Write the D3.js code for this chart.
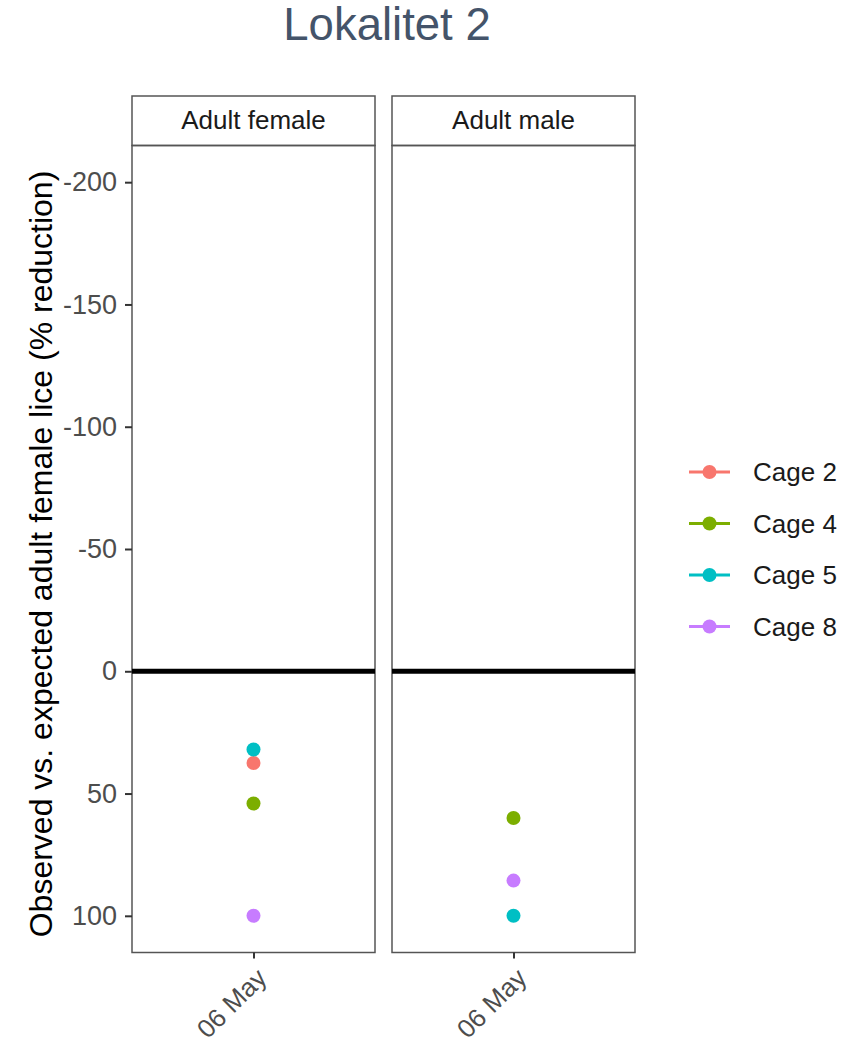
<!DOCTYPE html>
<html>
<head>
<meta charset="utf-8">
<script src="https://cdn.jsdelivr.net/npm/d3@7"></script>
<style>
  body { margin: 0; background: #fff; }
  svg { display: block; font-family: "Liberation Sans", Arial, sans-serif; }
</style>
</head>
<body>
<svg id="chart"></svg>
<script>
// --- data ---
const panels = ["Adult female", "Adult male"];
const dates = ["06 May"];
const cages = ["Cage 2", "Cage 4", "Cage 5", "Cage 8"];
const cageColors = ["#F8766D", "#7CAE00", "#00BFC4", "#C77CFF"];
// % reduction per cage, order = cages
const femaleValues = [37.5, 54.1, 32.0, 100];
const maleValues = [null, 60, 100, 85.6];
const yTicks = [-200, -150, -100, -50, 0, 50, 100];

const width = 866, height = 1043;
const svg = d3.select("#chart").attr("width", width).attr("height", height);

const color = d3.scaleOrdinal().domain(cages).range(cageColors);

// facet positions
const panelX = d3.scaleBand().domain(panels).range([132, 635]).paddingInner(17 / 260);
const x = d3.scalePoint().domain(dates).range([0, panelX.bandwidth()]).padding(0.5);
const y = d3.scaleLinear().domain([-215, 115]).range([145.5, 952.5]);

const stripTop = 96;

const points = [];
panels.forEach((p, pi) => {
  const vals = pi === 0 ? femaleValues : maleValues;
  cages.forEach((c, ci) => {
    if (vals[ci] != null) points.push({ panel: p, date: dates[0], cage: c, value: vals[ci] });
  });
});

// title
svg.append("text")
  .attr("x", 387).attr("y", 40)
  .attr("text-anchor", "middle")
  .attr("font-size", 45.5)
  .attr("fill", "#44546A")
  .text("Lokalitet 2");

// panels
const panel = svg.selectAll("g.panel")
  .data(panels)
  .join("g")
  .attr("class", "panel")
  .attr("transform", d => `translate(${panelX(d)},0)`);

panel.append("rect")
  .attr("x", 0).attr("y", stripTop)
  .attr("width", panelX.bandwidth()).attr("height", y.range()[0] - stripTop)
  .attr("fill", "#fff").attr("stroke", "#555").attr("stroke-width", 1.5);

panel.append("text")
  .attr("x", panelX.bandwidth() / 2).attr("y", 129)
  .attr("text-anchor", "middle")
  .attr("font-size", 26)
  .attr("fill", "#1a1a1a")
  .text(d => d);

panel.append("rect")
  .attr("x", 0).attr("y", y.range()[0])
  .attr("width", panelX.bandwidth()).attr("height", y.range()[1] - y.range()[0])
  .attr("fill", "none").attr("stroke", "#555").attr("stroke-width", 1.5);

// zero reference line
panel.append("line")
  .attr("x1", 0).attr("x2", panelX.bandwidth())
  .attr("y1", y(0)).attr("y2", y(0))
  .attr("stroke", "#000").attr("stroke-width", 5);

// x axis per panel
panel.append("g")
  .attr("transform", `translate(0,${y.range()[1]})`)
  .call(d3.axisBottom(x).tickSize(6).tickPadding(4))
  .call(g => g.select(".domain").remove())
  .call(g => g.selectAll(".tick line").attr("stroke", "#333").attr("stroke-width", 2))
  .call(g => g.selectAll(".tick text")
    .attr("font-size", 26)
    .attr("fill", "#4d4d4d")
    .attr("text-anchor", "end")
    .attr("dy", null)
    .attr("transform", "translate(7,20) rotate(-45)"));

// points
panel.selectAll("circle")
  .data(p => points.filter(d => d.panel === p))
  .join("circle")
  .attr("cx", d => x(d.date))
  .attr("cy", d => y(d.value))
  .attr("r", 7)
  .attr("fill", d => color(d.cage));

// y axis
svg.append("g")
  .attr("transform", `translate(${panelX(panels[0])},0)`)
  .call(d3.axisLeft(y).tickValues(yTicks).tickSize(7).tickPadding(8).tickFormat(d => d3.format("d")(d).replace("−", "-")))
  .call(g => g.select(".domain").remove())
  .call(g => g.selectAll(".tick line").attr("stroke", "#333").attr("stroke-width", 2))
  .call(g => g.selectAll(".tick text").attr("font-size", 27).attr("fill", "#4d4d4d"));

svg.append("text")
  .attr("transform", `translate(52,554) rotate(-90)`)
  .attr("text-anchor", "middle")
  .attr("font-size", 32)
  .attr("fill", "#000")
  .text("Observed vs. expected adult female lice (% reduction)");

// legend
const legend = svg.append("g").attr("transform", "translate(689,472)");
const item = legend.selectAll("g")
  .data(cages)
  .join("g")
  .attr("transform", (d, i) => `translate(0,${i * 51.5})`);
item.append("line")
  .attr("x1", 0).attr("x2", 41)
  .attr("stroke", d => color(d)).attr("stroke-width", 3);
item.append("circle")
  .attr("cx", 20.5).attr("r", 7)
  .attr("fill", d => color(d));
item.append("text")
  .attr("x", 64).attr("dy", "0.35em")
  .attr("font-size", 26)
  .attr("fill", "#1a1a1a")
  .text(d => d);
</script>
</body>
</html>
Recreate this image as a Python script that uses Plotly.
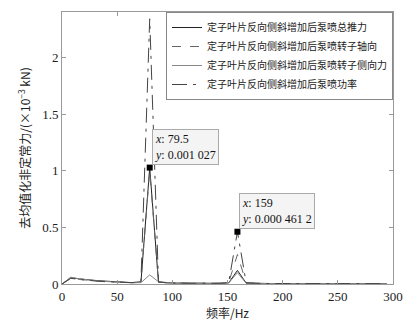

■ ■ ■ ■

WHAT TO DO: Using the data above, copy each line that contains "script".

COMPLETE RESPONSE:
<script src="https://cdn.jsdelivr.net/npm/d3@7"></script>
<script>
</script>
Recreate this image as a Python script that uses Plotly.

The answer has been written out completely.